La temazcalera joue d'une sorte de tam-tam, puis appelle de nouveau les pierres que nous nous préparons à accueillir. L'opération se répète afin que la porte s'ouvre quatre fois, en référence aux quatre points cardinaux et aux quatre éléments.

Nous combattons la chaleur en buvant de l'eau et en nous aspergeant d'eau à même des louches reposant dans de grands bols. La chaleur est moins pénible au ras du sol et certains s'étendent sur les nattes qui tapissent le plancher du temazcal. L'une d'entre nous, incommodée par la chaleur, profitera de la troisième ouverture de la porte pour se retirer.

Nouvelle fournée de pierres chauffées. L'un voit un ciel étoilé, l'autre un visage. Sont-ce des hallucinations ? Il me semble que certains participants sont coiffés d'une aura.... L'atmosphère est propice aux confidences. L'une pleure doucement. La chose pourrait tourner à la thérapie de groupe, mais ne dérapera finalement pas. La temazcalera suscite la participation, sans la forcer, et parle doucement d'une voix toujours rassurante.

Vers la fin, est-ce par manque de concentration, la chaleur me devient plus difficilement supportable. Finalement, la porte s'ouvre pour une dernière fois. Nous sortons dans l'ordre. On nous invite à prendre une douche sur place et à boire quelque chose, jus de fruits ou infusion, et à croquer un fruit. La session aura duré moins de deux heures.

Plus qu'une attraction touristique, le temazcal est un rituel traditionnel toujours vivant pour plusieurs Mexicains qui le fréquentent régulièrement. Gregorio, membre du personnel de direction du spa de l'hôtel Melia Paradisus Cancun, se rappelle que quand il était enfant, le temazcal était un rituel familial. Cette tradition a disparu en plusieurs endroits, mais il continue pour sa part à fréquenter régulièrement le temazcal au rythme d'environ une fois par mois. Gregorio explique que chaque session est différente et que le temazcal lui apprend toujours quelque chose sur lui-même. « Ça me donne l'occasion de prendre le temps de m'arrêter à ce que je ressens à l'intérieur de moi. Que je sois triste, déprimé, fâché ou heureux, je sors changé du temazcal, comme si j'accédais à un niveau supérieur de conscience », explique-t-il.

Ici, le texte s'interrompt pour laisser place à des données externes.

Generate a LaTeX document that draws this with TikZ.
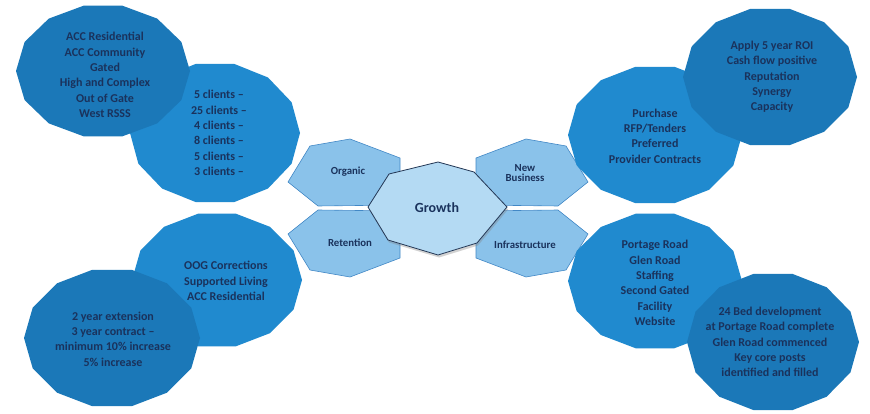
\documentclass[tikz,border=0pt]{standalone}
\usepackage{fontspec}
\setmainfont{Carlito}
\usetikzlibrary{shadows}
\definecolor{outerblue}{RGB}{27,120,184}
\definecolor{innerblue}{RGB}{32,138,207}
\definecolor{hexblue}{RGB}{138,194,234}
\definecolor{hexedge}{RGB}{66,136,198}
\definecolor{growthblue}{RGB}{180,218,243}
\definecolor{growthedge}{RGB}{35,55,85}
\definecolor{navytext}{RGB}{26,50,92}
\tikzset{
  lbl/.style={align=center, text=navytext, inner sep=0pt, font=\bfseries\fontsize{12}{15.3}\selectfont},
  hexlbl/.style={align=center, text=navytext, inner sep=0pt, font=\bfseries\fontsize{10.8}{10.5}\selectfont},
  hexshape/.style={fill=hexblue, draw=hexedge, line width=0.6pt},
  growthshape/.style={fill=growthblue, draw=growthedge, line width=0.8pt,
    drop shadow={shadow xshift=1pt, shadow yshift=-2.5pt, opacity=0.35}},
}
\newcommand\bigpoly[5]{\fill[#1] plot[domain=0:360,samples=15,variable=\t] ({#2+#4*cos(\t)},{#3+#5*sin(\t)}) -- cycle;}
\begin{document}
\begin{tikzpicture}[x=1pt,y=-1pt]
\fill[white] (0,0) rectangle (870,414);
\useasboundingbox (0,0) rectangle (870,414);
% small hexagons
\draw[hexshape] (288,182) -- (310,146) -- (350,139) -- (400,158) -- (400,205) -- (318,206) -- cycle;
\draw[hexshape] (588,182) -- (566,146) -- (526,139) -- (476,158) -- (476,205) -- (558,206) -- cycle;
\draw[hexshape] (288,234) -- (310,270) -- (350,277) -- (400,258) -- (400,211) -- (318,210) -- cycle;
\draw[hexshape] (588,234) -- (566,270) -- (526,277) -- (476,258) -- (476,211) -- (558,210) -- cycle;
% inner big polygons
\bigpoly{innerblue}{215}{133}{85}{71}
\bigpoly{innerblue}{217}{280}{85}{68}
\bigpoly{innerblue}{655}{135}{87}{70}
\bigpoly{innerblue}{655}{281}{87}{69}
% outer big polygons
\bigpoly{outerblue}{103}{71}{87}{67}
\bigpoly{outerblue}{112}{338}{88}{70}
\bigpoly{outerblue}{770}{77}{87}{70}
\bigpoly{outerblue}{773}{342}{86}{70}
% centre
\draw[growthshape] (368,207) -- (389,174) -- (438,162) -- (474,172) -- (507,207) -- (477,243) -- (438,255) -- (388,240) -- cycle;
% labels
\node[lbl] (acc) at (105,75) {ACC Residential\\ACC Community\\Gated\\High and Complex\\Out of Gate\\West RSSS};
\node[lbl] (clients) at (219,133) {5 clients --\\25 clients --\\4 clients --\\8 clients --\\5 clients --\\3 clients --};
\node[lbl] (oog) at (226,281) {OOG Corrections\\Supported Living\\ACC Residential};
\node[lbl] (ext) at (113,339) {2 year extension\\3 year contract --\\minimum 10\% increase\\5\% increase};
\node[lbl] (purchase) at (655,136) {Purchase\\RFP/Tenders\\Preferred\\Provider Contracts};
\node[lbl] (roi) at (772,77) {Apply 5 year ROI\\Cash flow positive\\Reputation\\Synergy\\Capacity};
\node[lbl] (portage) at (655,283) {Portage Road\\Glen Road\\Staffing\\Second Gated\\Facility\\Website};
\node[lbl] (bed) at (770,342) {24 Bed development\\at Portage Road complete\\Glen Road commenced\\Key core posts\\identified and filled};
\node[hexlbl] (organic) at (348,172) {Organic};
\node[hexlbl] (newbiz) at (525,173) {New\\Business};
\node[hexlbl] (retention) at (350,243) {Retention};
\node[hexlbl] (infra) at (525,245) {Infrastructure};
\node[text=navytext, inner sep=0pt, font=\bfseries\fontsize{14}{16}\selectfont] (growth) at (437,208) {Growth};
\end{tikzpicture}
\end{document}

Mystique ou non, thérapeutique ou non, cette expérience est intéressante, ne serait-ce que parce qu'elle permet un moment de réflexion ou de méditation. Même si on ne ressent pas nécessairement toute la spiritualité de la chose, le fait de demeurer tranquillement dans le noir pendant plus de 90 minutes permet de se reconnecter sur soi-même, et de savourer les bienfaits de désintoxication de la sudation.

Précautions

Le temazcal n'est pas recommandé aux femmes enceintes, aux personnes souffrant d'hypertension, d'asthme ou de problèmes cardiaques.

Il est recommandé de ne pas manger ni consommer d'alcool au moins trois heures avant une séance de temazcal.

Il ne faut garder aucun bijou sur soi, le métal pouvant devenir brûlant. La température du corps peut atteindre les 40 degrés.